Metathoughts to think about
I don’t think there is anything wrong in general with taking photos. We do so, because we want to hold on to the present that will never come back and we are afraid to forget who we once were. We wish to treasure our experiences for the future when our lives will be more ordinary again or for “one day”, when we’ll be old and needy to recall our most beloved memories. And there is nothing wrong either with sharing photos online or posting special pictures that we are proud of. In this way, we can keep people far away from us updated and enable them to participate in our lives. We want to illustrate our experiences, because what we do and who we are is special, our photos just prove it. But here are some thoughts to think about:
- How often have you experienced a situation similar to this: You were sitting at a wonderful spot in nature, waited romantically for the sun to go down, to then, during these precious minutes, be busy with your camera, losing out on the actual experience?
- How often do you take photos to fulfill expectations or please an imagined audience?
- Have you ever been focused on preconceptions about a certain place when you traveled? This can lead us to miss out on the small things that characterize a country, a city or its people much better than the typical candidates. We might wear an arty hat in Paris to take a photo of ourselves in an apparently romantic street café despite the fact that the coffee may cost 7 Euros. Or we will exert ourselves to get a photo that simulates us being alone at a spotless beach last holiday.
- Have you ever put pressure on yourself because you believed that you had to complete a list of things to see during a holiday and felt then, it was only a “real experience” if you also took a photo of it? Think of a time when your batteries went flat in the middle of an excursion.
- And how often do we take too many photos? Will a sixth photo of the sunset from a slightly different angle add value to your memory? How often have you then actually gone through your photos in hindsight, enjoying them, separating the worse ones, keeping the better ones? Continuing as I have, I will have about 220 000 photos of myself and where I was when reaching the age of 70. If I wanted to go through all of them and looked at every single one for only two seconds each, I would sit there for almost three weeks, given that I would spend a standard 40 hours working week. And this although I spent the first 20 years of my life without a digital camera.

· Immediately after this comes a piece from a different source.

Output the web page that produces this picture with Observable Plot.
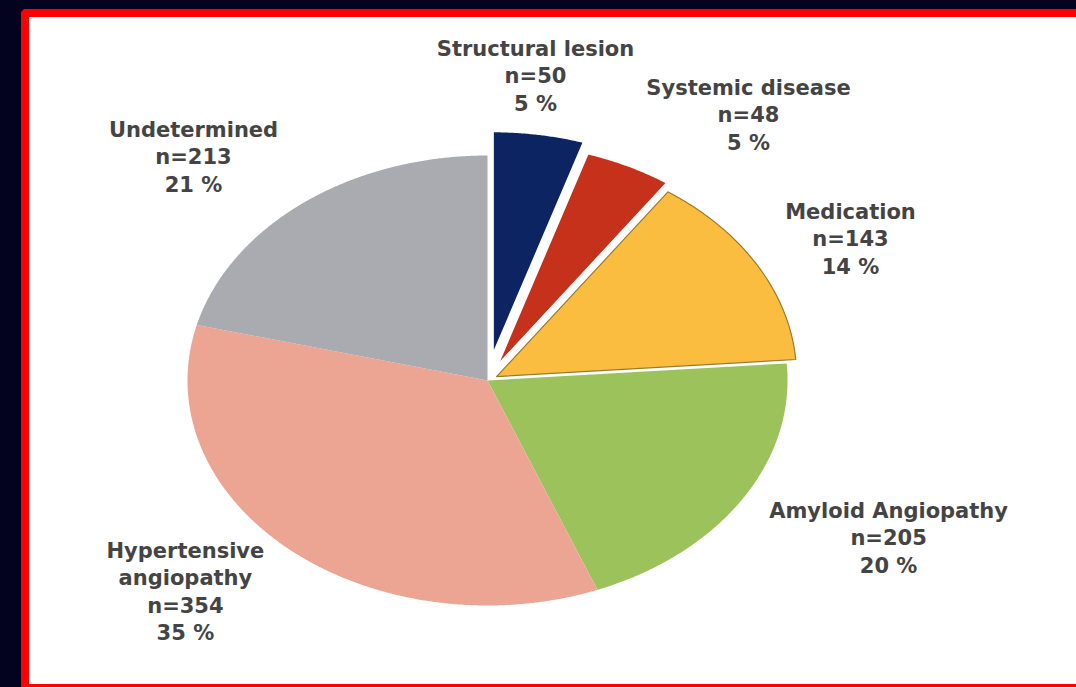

One day I spent a few hours in antique shops in Buenos Aires, where they sold loads of photos of people who weren’t alive anymore. Boxes and boxes full of people’s most personal memories, wedding photos, holiday experiences. Some of them had personal messages on them. They represented the treasured moments of other people’s lives and nobody cared anymore. They were empty. It made me think of the fact that it is mainly us caring about ourselves and the memories we make. Two generations down the line they will be irrelevant. It is ultimately an illusion to think that we can ever treasure or keep anything. The beauty of a moment can not be captured on a photo and the time to feel and enjoy it is always in the moment.